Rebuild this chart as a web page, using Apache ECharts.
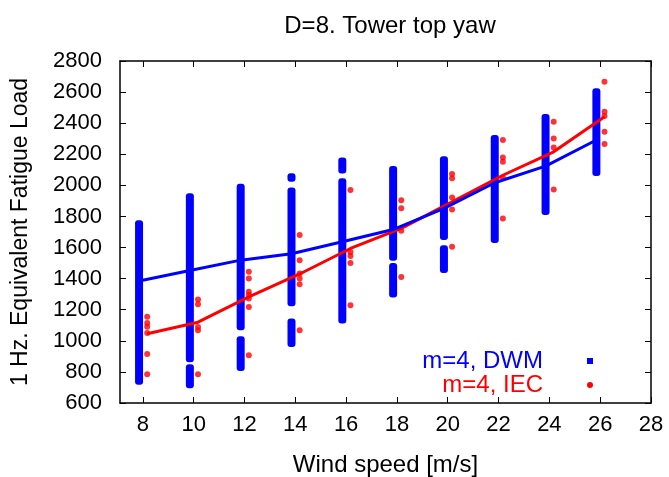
<!DOCTYPE html>
<html>
<head>
<meta charset="utf-8">
<script src="https://cdn.jsdelivr.net/npm/echarts@6/dist/echarts.min.js"></script>
<style>
  html, body { margin: 0; padding: 0; background: #fff; }
  #chart { width: 669px; height: 477px; }
</style>
</head>
<body>
<div id="chart"></div>
<script>
// Wind speed bins [m/s]
const windSpeeds = [8, 10, 12, 14, 16, 18, 20, 22, 24, 26];

// Mean 1 Hz equivalent fatigue load per bin
const dwmMean = [1385, 1452, 1519, 1560, 1637, 1716, 1852, 2017, 2124, 2292];
const iecMean = [1045, 1120, 1283, 1430, 1594, 1723, 1894, 2065, 2216, 2442];

// DWM realisations per bin, as covered load intervals [low, high]
const dwmSpread = [
  [[718, 1775]],
  [[695, 850], [862, 1950]],
  [[806, 1029], [1068, 2010]],
  [[961, 1143], [1223, 1987], [2023, 2078]],
  [[1111, 2045], [2077, 2180]],
  [[1279, 1500], [1515, 2124]],
  [[1437, 1615], [1648, 2188]],
  [[1630, 2324]],
  [[1809, 2459]],
  [[2060, 2624]]
];

// IEC realisations per bin
const iecLoads = [
  [1155, 1115, 1090, 1050, 915, 785],
  [1266, 1236, 1089, 1068, 785],
  [1444, 1401, 1315, 1294, 1272, 1218, 907],
  [1680, 1519, 1433, 1401, 1364, 1068],
  [1970, 1572, 1545, 1501, 1229],
  [1905, 1852, 1708, 1411],
  [2073, 2045, 1922, 1845, 1605],
  [2292, 2180, 2152, 2051, 1787],
  [2409, 2302, 2244, 1974],
  [2667, 2474, 2446, 2345, 2266]
];

// Axis ticks
const xTicks = [8, 10, 12, 14, 16, 18, 20, 22, 24, 26, 28];
const xMin = 7.1, xMax = 28;
const yMin = 600, yMax = 2800, yStep = 200;

// Small horizontal shifts so the two data sets sit side by side
const dwmShift = -0.15;
const iecShift = 0.17;

const BLUE = '#0000ff';
const RED = '#ff0000';
const FONT = 'Liberation Sans, Arial, sans-serif';

const dwmBars = [];
windSpeeds.forEach((ws, i) => {
  dwmSpread[i].forEach(([lo, hi]) => dwmBars.push([ws + dwmShift, lo, hi]));
});
const iecPts = [];
windSpeeds.forEach((ws, i) => {
  iecLoads[i].forEach(v => iecPts.push([ws + iecShift, v]));
});
const dwmLine = windSpeeds.map((ws, i) => [ws + dwmShift, dwmMean[i]]);
const iecLine = windSpeeds.map((ws, i) => [ws + iecShift, iecMean[i]]);

const chart = echarts.init(document.getElementById('chart'), null, { renderer: 'canvas' });

const tickStyle = { inside: true, length: 6, lineStyle: { color: '#000', width: 1 } };
const frameLine = { show: true, lineStyle: { color: '#000', width: 1.5 } };

chart.setOption({
  animation: false,
  backgroundColor: '#fff',
  title: {
    text: 'D=8. Tower top yaw',
    left: 385, top: 9, textAlign: 'center',
    textStyle: { fontFamily: FONT, fontSize: 24, fontWeight: 'normal', color: '#000' }
  },
  grid: { left: 120, right: 18, top: 61, bottom: 74, outerBoundsMode: 'none', containLabel: false },
  xAxis: [{
    type: 'value', min: xMin, max: xMax,
    axisLine: frameLine,
    axisTick: Object.assign({ customValues: xTicks }, tickStyle),
    axisLabel: { customValues: xTicks, color: '#000', fontFamily: FONT, fontSize: 22, margin: 11 },
    splitLine: { show: false },
    name: 'Wind speed [m/s]', nameLocation: 'middle', nameGap: 50,
    nameTextStyle: { color: '#000', fontFamily: FONT, fontSize: 24 }
  }, {
    type: 'value', min: xMin, max: xMax, position: 'top',
    axisLine: frameLine,
    axisTick: Object.assign({ customValues: xTicks }, tickStyle),
    axisLabel: { show: false },
    splitLine: { show: false }
  }],
  yAxis: [{
    type: 'value', min: yMin, max: yMax, interval: yStep,
    axisLine: frameLine,
    axisTick: tickStyle,
    axisLabel: { color: '#000', fontFamily: FONT, fontSize: 22, margin: 18, formatter: v => String(v) },
    splitLine: { show: false },
    name: '1 Hz. Equivalent Fatigue Load', nameLocation: 'middle', nameGap: 88,
    nameTextStyle: { color: '#000', fontFamily: FONT, fontSize: 23 }
  }, {
    type: 'value', min: yMin, max: yMax, interval: yStep, position: 'right',
    axisLine: frameLine,
    axisTick: tickStyle,
    axisLabel: { show: false },
    splitLine: { show: false }
  }],
  series: [{
    name: 'm=4, DWM',
    type: 'custom',
    data: dwmBars,
    encode: { x: 0, y: [1, 2] },
    z: 2,
    renderItem: (params, api) => {
      const top = api.coord([api.value(0), api.value(2)]);
      const bot = api.coord([api.value(0), api.value(1)]);
      return {
        type: 'rect',
        shape: { x: top[0] - 4, y: top[1], width: 8, height: bot[1] - top[1], r: 3 },
        style: { fill: BLUE }
      };
    }
  }, {
    name: 'm=4, IEC',
    type: 'scatter',
    data: iecPts,
    symbol: 'circle', symbolSize: 6,
    itemStyle: { color: RED },
    z: 3
  }, {
    type: 'line',
    data: iecLine,
    showSymbol: false,
    lineStyle: { color: RED, width: 3 },
    z: 4
  }, {
    type: 'line',
    data: dwmLine,
    showSymbol: false,
    lineStyle: { color: BLUE, width: 3 },
    z: 5
  }],
  graphic: [
    { type: 'text', x: 543, y: 361,
      style: { text: 'm=4, DWM', fill: BLUE, font: '24px ' + FONT, textAlign: 'right', textVerticalAlign: 'middle' } },
    { type: 'rect', x: 587, y: 358, shape: { width: 6, height: 6 }, style: { fill: BLUE } },
    { type: 'text', x: 543, y: 385,
      style: { text: 'm=4, IEC', fill: RED, font: '24px ' + FONT, textAlign: 'right', textVerticalAlign: 'middle' } },
    { type: 'circle', x: 590, y: 385, shape: { r: 3 }, style: { fill: RED } }
  ]
});
</script>
</body>
</html>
-=-=-
Task goal — The data above needs to be retyped exactly, with the images left out.

Written response —
Rebuild this chart as a web page, using Apache ECharts.
<!DOCTYPE html>
<html>
<head>
<meta charset="utf-8">
<script src="https://cdn.jsdelivr.net/npm/echarts@6/dist/echarts.min.js"></script>
<style>
  html, body { margin: 0; padding: 0; background: #fff; }
  #chart { width: 669px; height: 477px; }
</style>
</head>
<body>
<div id="chart"></div>
<script>
// Wind speed bins [m/s]
const windSpeeds = [8, 10, 12, 14, 16, 18, 20, 22, 24, 26];

// Mean 1 Hz equivalent fatigue load per bin
const dwmMean = [1385, 1452, 1519, 1560, 1637, 1716, 1852, 2017, 2124, 2292];
const iecMean = [1045, 1120, 1283, 1430, 1594, 1723, 1894, 2065, 2216, 2442];

// DWM realisations per bin, as covered load intervals [low, high]
const dwmSpread = [
  [[718, 1775]],
  [[695, 850], [862, 1950]],
  [[806, 1029], [1068, 2010]],
  [[961, 1143], [1223, 1987], [2023, 2078]],
  [[1111, 2045], [2077, 2180]],
  [[1279, 1500], [1515, 2124]],
  [[1437, 1615], [1648, 2188]],
  [[1630, 2324]],
  [[1809, 2459]],
  [[2060, 2624]]
];

// IEC realisations per bin
const iecLoads = [
  [1155, 1115, 1090, 1050, 915, 785],
  [1266, 1236, 1089, 1068, 785],
  [1444, 1401, 1315, 1294, 1272, 1218, 907],
  [1680, 1519, 1433, 1401, 1364, 1068],
  [1970, 1572, 1545, 1501, 1229],
  [1905, 1852, 1708, 1411],
  [2073, 2045, 1922, 1845, 1605],
  [2292, 2180, 2152, 2051, 1787],
  [2409, 2302, 2244, 1974],
  [2667, 2474, 2446, 2345, 2266]
];

// Axis ticks
const xTicks = [8, 10, 12, 14, 16, 18, 20, 22, 24, 26, 28];
const xMin = 7.1, xMax = 28;
const yMin = 600, yMax = 2800, yStep = 200;

// Small horizontal shifts so the two data sets sit side by side
const dwmShift = -0.15;
const iecShift = 0.17;

const BLUE = '#0000ff';
const RED = '#ff0000';
const FONT = 'Liberation Sans, Arial, sans-serif';

const dwmBars = [];
windSpeeds.forEach((ws, i) => {
  dwmSpread[i].forEach(([lo, hi]) => dwmBars.push([ws + dwmShift, lo, hi]));
});
const iecPts = [];
windSpeeds.forEach((ws, i) => {
  iecLoads[i].forEach(v => iecPts.push([ws + iecShift, v]));
});
const dwmLine = windSpeeds.map((ws, i) => [ws + dwmShift, dwmMean[i]]);
const iecLine = windSpeeds.map((ws, i) => [ws + iecShift, iecMean[i]]);

const chart = echarts.init(document.getElementById('chart'), null, { renderer: 'canvas' });

const tickStyle = { inside: true, length: 6, lineStyle: { color: '#000', width: 1 } };
const frameLine = { show: true, lineStyle: { color: '#000', width: 1.5 } };

chart.setOption({
  animation: false,
  backgroundColor: '#fff',
  title: {
    text: 'D=8. Tower top yaw',
    left: 385, top: 9, textAlign: 'center',
    textStyle: { fontFamily: FONT, fontSize: 24, fontWeight: 'normal', color: '#000' }
  },
  grid: { left: 120, right: 18, top: 61, bottom: 74, outerBoundsMode: 'none', containLabel: false },
  xAxis: [{
    type: 'value', min: xMin, max: xMax,
    axisLine: frameLine,
    axisTick: Object.assign({ customValues: xTicks }, tickStyle),
    axisLabel: { customValues: xTicks, color: '#000', fontFamily: FONT, fontSize: 22, margin: 11 },
    splitLine: { show: false },
    name: 'Wind speed [m/s]', nameLocation: 'middle', nameGap: 50,
    nameTextStyle: { color: '#000', fontFamily: FONT, fontSize: 24 }
  }, {
    type: 'value', min: xMin, max: xMax, position: 'top',
    axisLine: frameLine,
    axisTick: Object.assign({ customValues: xTicks }, tickStyle),
    axisLabel: { show: false },
    splitLine: { show: false }
  }],
  yAxis: [{
    type: 'value', min: yMin, max: yMax, interval: yStep,
    axisLine: frameLine,
    axisTick: tickStyle,
    axisLabel: { color: '#000', fontFamily: FONT, fontSize: 22, margin: 18, formatter: v => String(v) },
    splitLine: { show: false },
    name: '1 Hz. Equivalent Fatigue Load', nameLocation: 'middle', nameGap: 88,
    nameTextStyle: { color: '#000', fontFamily: FONT, fontSize: 23 }
  }, {
    type: 'value', min: yMin, max: yMax, interval: yStep, position: 'right',
    axisLine: frameLine,
    axisTick: tickStyle,
    axisLabel: { show: false },
    splitLine: { show: false }
  }],
  series: [{
    name: 'm=4, DWM',
    type: 'custom',
    data: dwmBars,
    encode: { x: 0, y: [1, 2] },
    z: 2,
    renderItem: (params, api) => {
      const top = api.coord([api.value(0), api.value(2)]);
      const bot = api.coord([api.value(0), api.value(1)]);
      return {
        type: 'rect',
        shape: { x: top[0] - 4, y: top[1], width: 8, height: bot[1] - top[1], r: 3 },
        style: { fill: BLUE }
      };
    }
  }, {
    name: 'm=4, IEC',
    type: 'scatter',
    data: iecPts,
    symbol: 'circle', symbolSize: 6,
    itemStyle: { color: RED },
    z: 3
  }, {
    type: 'line',
    data: iecLine,
    showSymbol: false,
    lineStyle: { color: RED, width: 3 },
    z: 4
  }, {
    type: 'line',
    data: dwmLine,
    showSymbol: false,
    lineStyle: { color: BLUE, width: 3 },
    z: 5
  }],
  graphic: [
    { type: 'text', x: 543, y: 361,
      style: { text: 'm=4, DWM', fill: BLUE, font: '24px ' + FONT, textAlign: 'right', textVerticalAlign: 'middle' } },
    { type: 'rect', x: 587, y: 358, shape: { width: 6, height: 6 }, style: { fill: BLUE } },
    { type: 'text', x: 543, y: 385,
      style: { text: 'm=4, IEC', fill: RED, font: '24px ' + FONT, textAlign: 'right', textVerticalAlign: 'middle' } },
    { type: 'circle', x: 590, y: 385, shape: { r: 3 }, style: { fill: RED } }
  ]
});
</script>
</body>
</html>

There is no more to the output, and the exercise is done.